The Northwest Grocery Association—which represents the largest grocery chains in Seattle, including Safeway, QFC, and Fred Meyer—tells The Stranger today that it is formally backing the Seattle City Council's proposal to ban plastic shopping bags and charge a five-cent fee for paper bags. That would save roughly 1,000,000 plastic bags per grocery store each year, says NWGA president Joe Gilliam, who represents 600 retail outlets in the Pacific Northwest.
"We support this right now," Gilliam says, and he's prepared to pressure the city council. What if the ordinance is challenged with a ballot referendum? "It's possible that we would contribute to the campaign to uphold the law."

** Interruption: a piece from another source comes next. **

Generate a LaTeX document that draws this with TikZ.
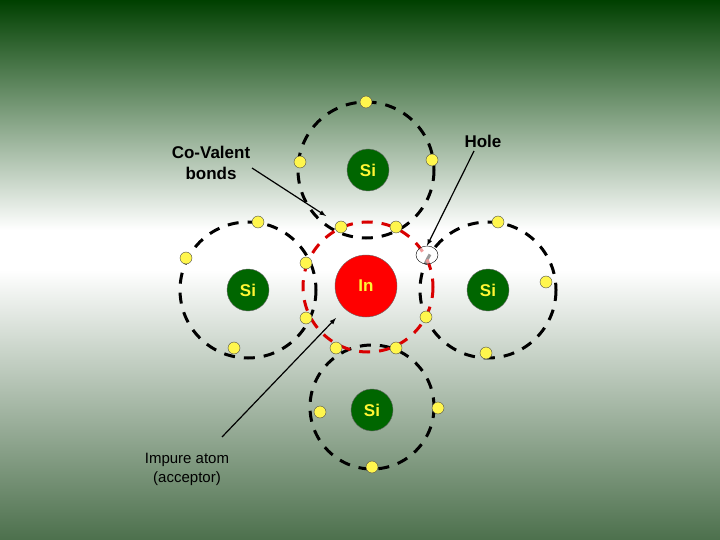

That's a different tune than the NWGA sang two years ago, when it expressed concerns with an ordinance placing a 20-cent tax on all shopping bags. "The Nickels administration was married to this idea a 20-cent bag tax that went to government—that was a nonstarter," says Gilliam. His group stayed "neutral" on that fight "and we all saw the results of it," he says. The American Chemistry Council funded a $1.4 million campaign that ultimately overturned that measure in August 2009.
But this time, Gilliam says, grocery stores like a provision that allows them keep the nickel for each paper bag. That would offset the cost of switching from plastic to paper, which costs the average grocery store about $60,000 a year. "It's a far cry better than the old proposal that went down in flames," he says.
Gilliam believes industry support could allow this measure to stick. "As people see the retail community supports doing the right thing environmentally, and that there is a way to do it without causing the price of groceries to go up, I think that has value."
Winning support from grocers is a political win for Council Member Mike O'Brien, the bill's sponsor, who has been consulting grocers since early summer (an independent grocery group is still opposed).
"There's one thing no one can argue against, and that's the litter problem caused by plastic bags," Gilliam says. To quantify that litter, Gilliam explains that each store in his association use an average of 1,000,000 bags per year. The city estimates that only 13 percent of those bags are recycled.
While Gilliam says he would prefer a statewide bag ban to a city-by-city piecemeal approach (NWGA also supported a similar policy in Bellingham), he adds, "Right now it doesn't look like the legislature is going to take action, so the model that they have in Seattle is a very good one."